* PROVIDED MATERIAL

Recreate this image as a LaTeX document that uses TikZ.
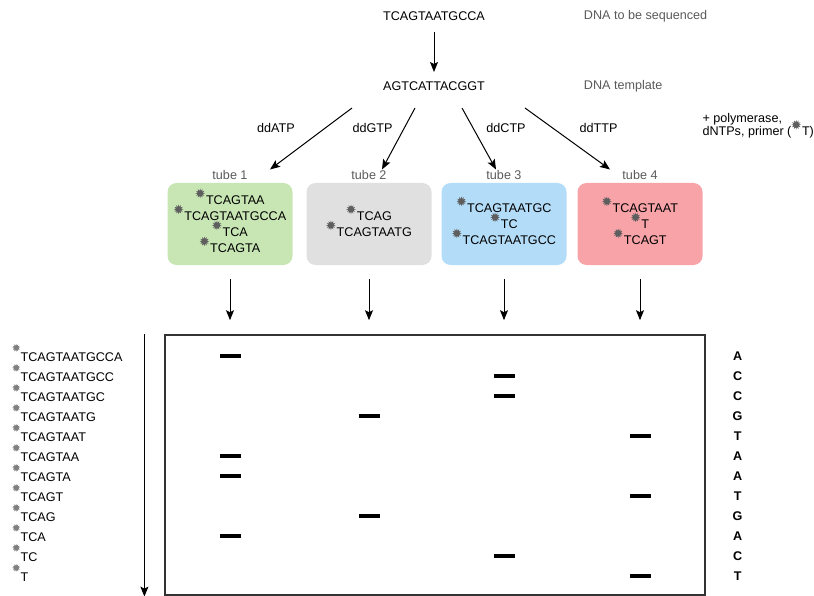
\documentclass[tikz,border=0pt]{standalone}
\usepackage{fontspec}
\setmainfont{Liberation Sans}
\usepackage{tikz}
\usepackage{xcolor}
\definecolor{note_gray}{HTML}{5A5A5A}
\definecolor{star_gray}{HTML}{5E5E5E}
\definecolor{tube_green}{HTML}{C8E6B4}
\definecolor{tube_gray}{HTML}{E0E0E0}
\definecolor{tube_blue}{HTML}{B3DCF8}
\definecolor{tube_red}{HTML}{F7A3A8}
\usetikzlibrary{positioning,calc,arrows.meta}
\tikzset{NOTE/.style={text=note_gray}}
\tikzset{TUBE/.style={rectangle,rounded corners=9pt,minimum width=125pt,minimum height=82pt,align=center,font=\fontsize{12.6}{16}\selectfont}}
\tikzset{ARROW/.style={line width=1pt, -{Stealth[length=10pt,width=8pt,inset=2pt]}}}
\tikzset{GEL/.style={rectangle,draw=black!80,line width=1.2pt,minimum width=540pt,minimum height=260pt}}
\tikzset{BAND/.style={rectangle,fill=black,minimum width=21pt,minimum height=4pt,inner sep=0pt}}
\tikzset{LADDER/.style={anchor=west,inner sep=0pt}}
\tikzset{BASE/.style={font=\fontsize{12.6}{14}\selectfont\bfseries}}
\newcommand{\starburst}[2]{\tikz[baseline=0pt,x=1pt,y=1pt,sharp corners]\fill[#2] (0:#1) \foreach \a in {0,30,...,330}{ -- (\a+15:{0.55*#1}) -- (\a+30:#1)} -- cycle;}
\newcommand{\primerstar}{\smash{\raisebox{11pt}{\starburst{4.8}{star_gray}}}\kern1pt}
\newcommand{\ladderstar}{\smash{\raisebox{13.5pt}{\starburst{4}{star_gray!80}}}\kern0.5pt}

\begin{document}
\begin{tikzpicture}[x=1pt,y=-1pt,font=\fontsize{12.6}{14}\selectfont]
\useasboundingbox (0,0) rectangle (814,596);

\node (n_dna) at (434,16) {TCAGTAATGCCA};
\node[NOTE, right=92pt of n_dna] (n_dna_note) {DNA to be sequenced};

\node (n_template) at ($(n_dna)+(0,70)$) {AGTCATTACGGT};
\node[NOTE, right=92pt of n_template] (n_template_note) {DNA template};

\draw[ARROW] ($(n_dna.south)+(0,8)$) -- ($(n_template.north)+(0,-6)$);

\node[anchor=west, align=left, font=\fontsize{12.6}{13}\selectfont] (n_mix) at (699,126) {+ polymerase,\\dNTPs, primer (\primerstar T)};

% tubes
\node[TUBE, fill=tube_green] (n_tube1) at (230,224) {\primerstar TCAGTAA\\\primerstar TCAGTAATGCCA\\\primerstar TCA\\\primerstar TCAGTA};
\node[TUBE, fill=tube_gray] (n_tube2) at (369,224) {\primerstar TCAG\\\primerstar TCAGTAATG};
\node[TUBE, fill=tube_blue] (n_tube3) at (504,224) {\primerstar TCAGTAATGC\\\primerstar TC\\\primerstar TCAGTAATGCC};
\node[TUBE, fill=tube_red] (n_tube4) at (640,224) {\primerstar TCAGTAAT\\\primerstar T\\\primerstar TCAGT};

\node[NOTE, above=0pt of n_tube1] (n_tube1_label) {tube 1};
\node[NOTE, above=0pt of n_tube2] (n_tube2_label) {tube 2};
\node[NOTE, above=0pt of n_tube3] (n_tube3_label) {tube 3};
\node[NOTE, above=0pt of n_tube4] (n_tube4_label) {tube 4};

\coordinate (c_tmpl_a) at ($(n_template)+(-82,22)$);
\coordinate (c_tube_a) at ($(n_tube1_label.north)+(40,3)$);
\draw[ARROW] (c_tmpl_a) -- (c_tube_a) node[midway,xshift=-35pt,yshift=11pt]{ddATP};

\coordinate (c_tmpl_g) at ($(n_template)+(-19,22)$);
\coordinate (c_tube_g) at ($(n_tube2_label.north)+(13,3)$);
\draw[ARROW] (c_tmpl_g) -- (c_tube_g) node[midway,xshift=-26pt,yshift=11pt]{ddGTP};

\coordinate (c_tmpl_c) at ($(n_template)+(28,22)$);
\coordinate (c_tube_c) at ($(n_tube3_label.north)+(-8,3)$);
\draw[ARROW] (c_tmpl_c) -- (c_tube_c) node[midway,xshift=27pt,yshift=11pt]{ddCTP};

\coordinate (c_tmpl_t) at ($(n_template)+(91,22)$);
\coordinate (c_tube_t) at ($(n_tube4_label.north)+(-30,3)$);
\draw[ARROW] (c_tmpl_t) -- (c_tube_t) node[midway,xshift=31pt,yshift=11pt]{ddTTP};

% gel
\node[GEL] (n_gel) at (435,465) {};

\draw[ARROW] ($(n_tube1.south)+(0,14)$) -- ($(n_tube1.south)+(0,55)$);
\draw[ARROW] ($(n_tube2.south)+(0,14)$) -- ($(n_tube2.south)+(0,55)$);
\draw[ARROW] ($(n_tube3.south)+(0,14)$) -- ($(n_tube3.south)+(0,55)$);
\draw[ARROW] ($(n_tube4.south)+(0,14)$) -- ($(n_tube4.south)+(0,55)$);

\draw[ARROW] ($(n_gel.north west)+(-20,0)$) -- ($(n_gel.south west)+(-20,1)$);

\coordinate (c_row_1) at (0,356);
\coordinate (c_row_2) at ($(c_row_1)+(0,20)$);
\coordinate (c_row_3) at ($(c_row_2)+(0,20)$);
\coordinate (c_row_4) at ($(c_row_3)+(0,20)$);
\coordinate (c_row_5) at ($(c_row_4)+(0,20)$);
\coordinate (c_row_6) at ($(c_row_5)+(0,20)$);
\coordinate (c_row_7) at ($(c_row_6)+(0,20)$);
\coordinate (c_row_8) at ($(c_row_7)+(0,20)$);
\coordinate (c_row_9) at ($(c_row_8)+(0,20)$);
\coordinate (c_row_10) at ($(c_row_9)+(0,20)$);
\coordinate (c_row_11) at ($(c_row_10)+(0,20)$);
\coordinate (c_row_12) at ($(c_row_11)+(0,20)$);

\node[LADDER] (n_frag_1) at ($(c_row_1)+(12,1)$) {\ladderstar TCAGTAATGCCA};
\node[LADDER] (n_frag_2) at ($(c_row_2)+(12,1)$) {\ladderstar TCAGTAATGCC};
\node[LADDER] (n_frag_3) at ($(c_row_3)+(12,1)$) {\ladderstar TCAGTAATGC};
\node[LADDER] (n_frag_4) at ($(c_row_4)+(12,1)$) {\ladderstar TCAGTAATG};
\node[LADDER] (n_frag_5) at ($(c_row_5)+(12,1)$) {\ladderstar TCAGTAAT};
\node[LADDER] (n_frag_6) at ($(c_row_6)+(12,1)$) {\ladderstar TCAGTAA};
\node[LADDER] (n_frag_7) at ($(c_row_7)+(12,1)$) {\ladderstar TCAGTA};
\node[LADDER] (n_frag_8) at ($(c_row_8)+(12,1)$) {\ladderstar TCAGT};
\node[LADDER] (n_frag_9) at ($(c_row_9)+(12,1)$) {\ladderstar TCAG};
\node[LADDER] (n_frag_10) at ($(c_row_10)+(12,1)$) {\ladderstar TCA};
\node[LADDER] (n_frag_11) at ($(c_row_11)+(12,1)$) {\ladderstar TC};
\node[LADDER] (n_frag_12) at ($(c_row_12)+(12,1)$) {\ladderstar T};

\node[BAND] (n_band_1) at (c_row_1 -| n_tube1) {};
\node[BAND] (n_band_2) at (c_row_2 -| n_tube3) {};
\node[BAND] (n_band_3) at (c_row_3 -| n_tube3) {};
\node[BAND] (n_band_4) at (c_row_4 -| n_tube2) {};
\node[BAND] (n_band_5) at (c_row_5 -| n_tube4) {};
\node[BAND] (n_band_6) at (c_row_6 -| n_tube1) {};
\node[BAND] (n_band_7) at (c_row_7 -| n_tube1) {};
\node[BAND] (n_band_8) at (c_row_8 -| n_tube4) {};
\node[BAND] (n_band_9) at (c_row_9 -| n_tube2) {};
\node[BAND] (n_band_10) at (c_row_10 -| n_tube1) {};
\node[BAND] (n_band_11) at (c_row_11 -| n_tube3) {};
\node[BAND] (n_band_12) at (c_row_12 -| n_tube4) {};

\node[BASE] (n_base_1) at ($(c_row_1 -| n_gel.east)+(32,0)$) {A};
\node[BASE] (n_base_2) at ($(c_row_2 -| n_gel.east)+(32,0)$) {C};
\node[BASE] (n_base_3) at ($(c_row_3 -| n_gel.east)+(32,0)$) {C};
\node[BASE] (n_base_4) at ($(c_row_4 -| n_gel.east)+(32,0)$) {G};
\node[BASE] (n_base_5) at ($(c_row_5 -| n_gel.east)+(32,0)$) {T};
\node[BASE] (n_base_6) at ($(c_row_6 -| n_gel.east)+(32,0)$) {A};
\node[BASE] (n_base_7) at ($(c_row_7 -| n_gel.east)+(32,0)$) {A};
\node[BASE] (n_base_8) at ($(c_row_8 -| n_gel.east)+(32,0)$) {T};
\node[BASE] (n_base_9) at ($(c_row_9 -| n_gel.east)+(32,0)$) {G};
\node[BASE] (n_base_10) at ($(c_row_10 -| n_gel.east)+(32,0)$) {A};
\node[BASE] (n_base_11) at ($(c_row_11 -| n_gel.east)+(32,0)$) {C};
\node[BASE] (n_base_12) at ($(c_row_12 -| n_gel.east)+(32,0)$) {T};

\end{tikzpicture}
\end{document}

* INSTRUCTION
Return only the lines from the start of the data through the line that contains "(n_mix) at (699,126)", please, copying them exactly and omitting all pictures.

* TASK RESULT
Recreate this image as a LaTeX document that uses TikZ.
\documentclass[tikz,border=0pt]{standalone}
\usepackage{fontspec}
\setmainfont{Liberation Sans}
\usepackage{tikz}
\usepackage{xcolor}
\definecolor{note_gray}{HTML}{5A5A5A}
\definecolor{star_gray}{HTML}{5E5E5E}
\definecolor{tube_green}{HTML}{C8E6B4}
\definecolor{tube_gray}{HTML}{E0E0E0}
\definecolor{tube_blue}{HTML}{B3DCF8}
\definecolor{tube_red}{HTML}{F7A3A8}
\usetikzlibrary{positioning,calc,arrows.meta}
\tikzset{NOTE/.style={text=note_gray}}
\tikzset{TUBE/.style={rectangle,rounded corners=9pt,minimum width=125pt,minimum height=82pt,align=center,font=\fontsize{12.6}{16}\selectfont}}
\tikzset{ARROW/.style={line width=1pt, -{Stealth[length=10pt,width=8pt,inset=2pt]}}}
\tikzset{GEL/.style={rectangle,draw=black!80,line width=1.2pt,minimum width=540pt,minimum height=260pt}}
\tikzset{BAND/.style={rectangle,fill=black,minimum width=21pt,minimum height=4pt,inner sep=0pt}}
\tikzset{LADDER/.style={anchor=west,inner sep=0pt}}
\tikzset{BASE/.style={font=\fontsize{12.6}{14}\selectfont\bfseries}}
\newcommand{\starburst}[2]{\tikz[baseline=0pt,x=1pt,y=1pt,sharp corners]\fill[#2] (0:#1) \foreach \a in {0,30,...,330}{ -- (\a+15:{0.55*#1}) -- (\a+30:#1)} -- cycle;}
\newcommand{\primerstar}{\smash{\raisebox{11pt}{\starburst{4.8}{star_gray}}}\kern1pt}
\newcommand{\ladderstar}{\smash{\raisebox{13.5pt}{\starburst{4}{star_gray!80}}}\kern0.5pt}

\begin{document}
\begin{tikzpicture}[x=1pt,y=-1pt,font=\fontsize{12.6}{14}\selectfont]
\useasboundingbox (0,0) rectangle (814,596);

\node (n_dna) at (434,16) {TCAGTAATGCCA};
\node[NOTE, right=92pt of n_dna] (n_dna_note) {DNA to be sequenced};

\node (n_template) at ($(n_dna)+(0,70)$) {AGTCATTACGGT};
\node[NOTE, right=92pt of n_template] (n_template_note) {DNA template};

\draw[ARROW] ($(n_dna.south)+(0,8)$) -- ($(n_template.north)+(0,-6)$);

\node[anchor=west, align=left, font=\fontsize{12.6}{13}\selectfont] (n_mix) at (699,126) {+ polymerase,\\dNTPs, primer (\primerstar T)};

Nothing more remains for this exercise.